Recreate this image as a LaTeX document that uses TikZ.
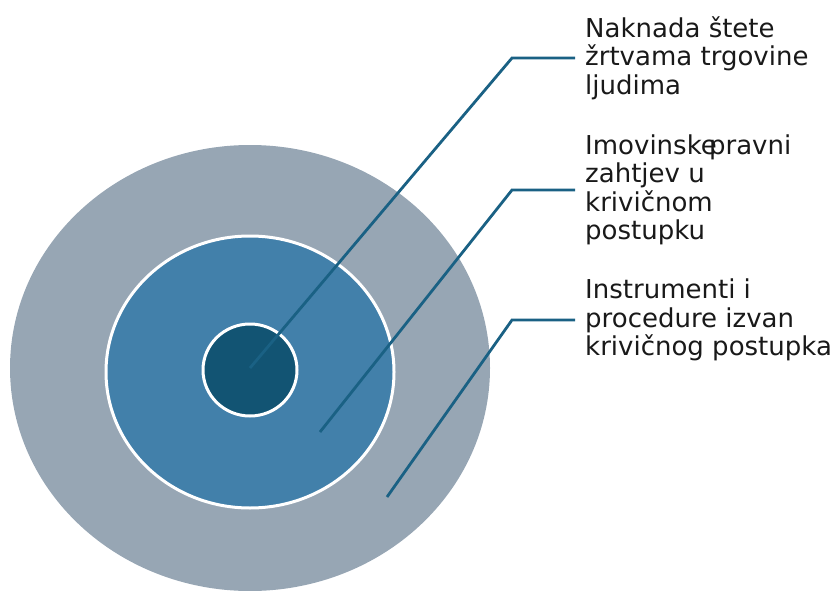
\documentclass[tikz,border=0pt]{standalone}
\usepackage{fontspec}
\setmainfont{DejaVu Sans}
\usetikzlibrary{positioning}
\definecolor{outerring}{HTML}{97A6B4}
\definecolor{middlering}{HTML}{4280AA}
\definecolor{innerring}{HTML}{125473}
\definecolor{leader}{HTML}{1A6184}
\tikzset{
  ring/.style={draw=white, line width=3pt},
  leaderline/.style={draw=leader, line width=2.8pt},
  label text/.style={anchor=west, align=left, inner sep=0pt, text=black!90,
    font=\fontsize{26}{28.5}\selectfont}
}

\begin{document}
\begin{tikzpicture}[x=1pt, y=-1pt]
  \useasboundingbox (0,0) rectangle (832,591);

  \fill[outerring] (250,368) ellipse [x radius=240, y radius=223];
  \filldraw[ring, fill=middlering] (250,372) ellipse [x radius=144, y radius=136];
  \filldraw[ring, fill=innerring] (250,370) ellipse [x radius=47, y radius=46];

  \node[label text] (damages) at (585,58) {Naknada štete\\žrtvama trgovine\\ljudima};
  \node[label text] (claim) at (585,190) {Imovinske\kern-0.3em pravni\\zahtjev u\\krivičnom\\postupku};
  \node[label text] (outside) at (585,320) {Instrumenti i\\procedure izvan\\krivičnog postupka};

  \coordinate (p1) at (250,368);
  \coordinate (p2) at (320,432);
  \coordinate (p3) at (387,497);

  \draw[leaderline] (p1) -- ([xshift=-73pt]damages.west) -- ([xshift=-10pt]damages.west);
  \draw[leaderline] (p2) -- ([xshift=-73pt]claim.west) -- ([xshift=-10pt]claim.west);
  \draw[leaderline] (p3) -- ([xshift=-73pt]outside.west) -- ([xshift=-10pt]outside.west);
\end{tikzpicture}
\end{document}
--------------------------------
## Work to complete:
Without the pictures, return the listing above from its first line through the line that has "(p3) at (387,497);".

## Result:
Recreate this image as a LaTeX document that uses TikZ.
\documentclass[tikz,border=0pt]{standalone}
\usepackage{fontspec}
\setmainfont{DejaVu Sans}
\usetikzlibrary{positioning}
\definecolor{outerring}{HTML}{97A6B4}
\definecolor{middlering}{HTML}{4280AA}
\definecolor{innerring}{HTML}{125473}
\definecolor{leader}{HTML}{1A6184}
\tikzset{
  ring/.style={draw=white, line width=3pt},
  leaderline/.style={draw=leader, line width=2.8pt},
  label text/.style={anchor=west, align=left, inner sep=0pt, text=black!90,
    font=\fontsize{26}{28.5}\selectfont}
}

\begin{document}
\begin{tikzpicture}[x=1pt, y=-1pt]
  \useasboundingbox (0,0) rectangle (832,591);

  \fill[outerring] (250,368) ellipse [x radius=240, y radius=223];
  \filldraw[ring, fill=middlering] (250,372) ellipse [x radius=144, y radius=136];
  \filldraw[ring, fill=innerring] (250,370) ellipse [x radius=47, y radius=46];

  \node[label text] (damages) at (585,58) {Naknada štete\\žrtvama trgovine\\ljudima};
  \node[label text] (claim) at (585,190) {Imovinske\kern-0.3em pravni\\zahtjev u\\krivičnom\\postupku};
  \node[label text] (outside) at (585,320) {Instrumenti i\\procedure izvan\\krivičnog postupka};

  \coordinate (p1) at (250,368);
  \coordinate (p2) at (320,432);
  \coordinate (p3) at (387,497);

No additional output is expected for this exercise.